The Philippines also has one of the most vulnerable coastlines to sea-level rise. Floods are likely to submerge entire homes and communities. Tropical storms will intensify and become more destructive.

At the same time, Schellnhuber noted, drought and water scarcity will also drive migration out of the Philippines, and towards Saudi Arabia, United Arab Emirates, and Qatar.

Knowing that the Philippines has a large population of Catholics, he quoted Pope Francis as saying in his environmental encyclical “Laudato si'”, “Unless we really care for our common home, ‘la casa comun,’ then it will be destroyed… If we destroy nature, then nature will destroy us.”

Reduce greenhouse gases
There are practical ways to reduce greenhouse gases and save the planet. Schellnhuber recommended making the switch to renewable energy as quickly as possible, and lamented that not enough was being done in the Philippines in this regard.

“The sun is shining quite intensely here in the Philippines. I haven’t seen too many solar panels on the roofs,” he added.

According to “Three years to safeguard our climate,” another study Schellnhuber did with colleagues, carbon-intensive industries such as iron and steel, cement, chemicals, and oil and gas “currently emit more than one-fifth of the world’s carbon dioxide, excluding their electricity and heat demands.”

Schellnhuber explained that there is a carbon budget under the Paris-consensus scenario where global warming is expected to stay under 2 degrees Celsius above preindustrial levels. About 600 billion tons of carbon dioxide is left of the carbon budget for this century, and calculations show that continuing to build cities the same way will eat up 50% of the carbon budget.

This is why the best thing for cities to do is to switch back to conventional materials.

“That may sound funny for you, but you should try to construct with wood and clay instead of concrete and steel, at least for the smaller buildings. But you can already build skyscrapers today with wood, with advanced technology … You would also store the carbon instead of releasing it into the atmosphere,” Schellnhuber said.

Third, transportation must be electrified. But infrastructure must be built to accommodate it.

“Hydrogen is so much better than gasoline, and electric cars with batteries are absolutely superior in crowded cities,” he said.

He suggested having a quota for a metropolis like Manila to prove that it works and improves the quality of life. The practice will soon spread afterwards.

“Asia is now the economic powerhouse of the world,” Schellnhuber said. “When we look at the expected growth in emissions, it will all come from Asia.
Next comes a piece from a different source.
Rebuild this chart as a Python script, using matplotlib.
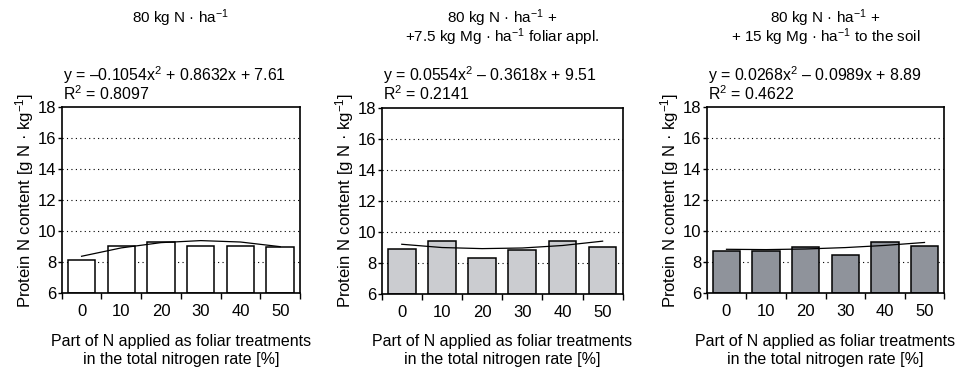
import matplotlib
matplotlib.use('Agg')
import matplotlib.pyplot as plt

plt.rcParams['font.family'] = ['Liberation Sans', 'DejaVu Sans']
plt.rcParams['font.size'] = 11
plt.rcParams['mathtext.fontset'] = 'custom'
plt.rcParams['mathtext.rm'] = 'Liberation Sans'
plt.rcParams['mathtext.it'] = 'Liberation Sans:italic'
plt.rcParams['mathtext.default'] = 'regular'

foliar_share = ['0', '10', '20', '30', '40', '50']

# bar heights
protein_n_only = [8.13, 9.05, 9.31, 9.03, 9.03, 8.94]
protein_mg_foliar = [8.92, 9.40, 8.34, 8.82, 9.40, 9.03]
protein_mg_soil = [8.71, 8.71, 8.94, 8.45, 9.31, 9.05]

# polynomial trend lines (values at each category)
trend_n_only = [8.37, 8.91, 9.25, 9.38, 9.29, 8.99]
trend_mg_foliar = [9.20, 8.99, 8.92, 8.96, 9.12, 9.40]
trend_mg_soil = [8.82, 8.80, 8.84, 8.93, 9.07, 9.26]

titles = [['80 kg N · ha$^{-1}$'],
          ['80 kg N · ha$^{-1}$ +', '+7.5 kg Mg · ha$^{-1}$ foliar appl.'],
          ['80 kg N · ha$^{-1}$ +', '+ 15 kg Mg · ha$^{-1}$ to the soil']]
equations = [['y = –0.1054x$^{2}$ + 0.8632x + 7.61', 'R$^{2}$ = 0.8097'],
             ['y = 0.0554x$^{2}$ – 0.3618x + 9.51', 'R$^{2}$ = 0.2141'],
             ['y = 0.0268x$^{2}$ – 0.0989x + 8.89', 'R$^{2}$ = 0.4622']]
xlabel_lines = ['Part of N applied as foliar treatments', 'in the total nitrogen rate [%]']
bar_colors = ['white', '#cbccd0', '#8f939b']

W, H = 959, 369
fig = plt.figure(figsize=(W / 100, H / 100), dpi=100)

# axes boxes in pixels: left, top, right, bottom
boxes = [(61.7, 107, 300, 293), (381.7, 107.5, 622.7, 294), (706.7, 107, 944.3, 293)]
series = [(protein_n_only, trend_n_only),
          (protein_mg_foliar, trend_mg_foliar),
          (protein_mg_soil, trend_mg_soil)]

x = list(range(len(foliar_share)))


def px_text(px, py, s, **kw):
    fig.text(px / W, 1 - py / H, s, va='baseline', **kw)


for i, (l, t, r, b) in enumerate(boxes):
    ax = fig.add_axes([l / W, 1 - b / H, (r - l) / W, (b - t) / H])
    bars, trend = series[i]
    ax.bar(x, [v - 6 for v in bars], bottom=6, width=0.69, color=bar_colors[i],
           edgecolor='black', linewidth=1.1, zorder=2)
    ax.plot(x, trend, color='black', linewidth=0.9, zorder=3)

    ax.set_xlim(-0.5, 5.5)
    ax.set_ylim(6, 18)
    ax.set_yticks(range(6, 19, 2))
    for g in range(8, 18, 2):
        ax.axhline(g, color='black', linestyle=(0, (1, 3)), linewidth=0.8, zorder=1)

    ax.set_xticks(x, foliar_share)
    ax.set_xticks([k + 0.5 for k in range(-1, 6)], minor=True)
    ax.tick_params(axis='x', which='major', length=0, pad=8, labelsize=12)
    ax.tick_params(axis='x', which='minor', length=4, width=1, direction='out')
    ax.tick_params(axis='y', length=3, width=1, direction='out', pad=1, labelsize=12)
    for s in ax.spines.values():
        s.set_linewidth(1.2)

    ax.set_ylabel('Protein N content [g N · kg$^{-1}$]', fontsize=12, labelpad=1)

    cx = (l + r) / 2
    for k, line in enumerate(titles[i]):
        px_text(cx, 23 + 19.5 * k, line, ha='center', fontsize=11)
    for k, line in enumerate(equations[i]):
        px_text(l + 1, 80.5 + 19.5 * k, line, ha='left', fontsize=11.4)
    for k, line in enumerate(xlabel_lines):
        px_text(cx, 346 + 18 * k, line, ha='center', fontsize=11.5)

fig.savefig('out.png', dpi=100)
So if Asia can turn the tide, it is a major contribution, actually, to the survival of our civilization.”

Schellnhuber was also asked for comment on a report by scientists that the sixth mass extinction in the history of the Earth is now underway due to the “biological annihilation” of wildlife in recent decades.

“They blame human overpopulation and over-consumption for the crisis and warn that it threatens the survival of human civilization, with just a short window of time in which to act,” the Guardian reported.

(Read the report on the Guardian here: bit.ly/2tAWr9H.)

“This is actually on top of what climate change is doing. Because biodiversity is being destroyed, reduced already by land use, for example, just by urban sprawl, all these things … If there would be no global warming effect, we are actually unleashing extinction. If you add climate change to that, unbridled climate change, this sixth extinction would be exacerbated heavily,” Schellnhuber said.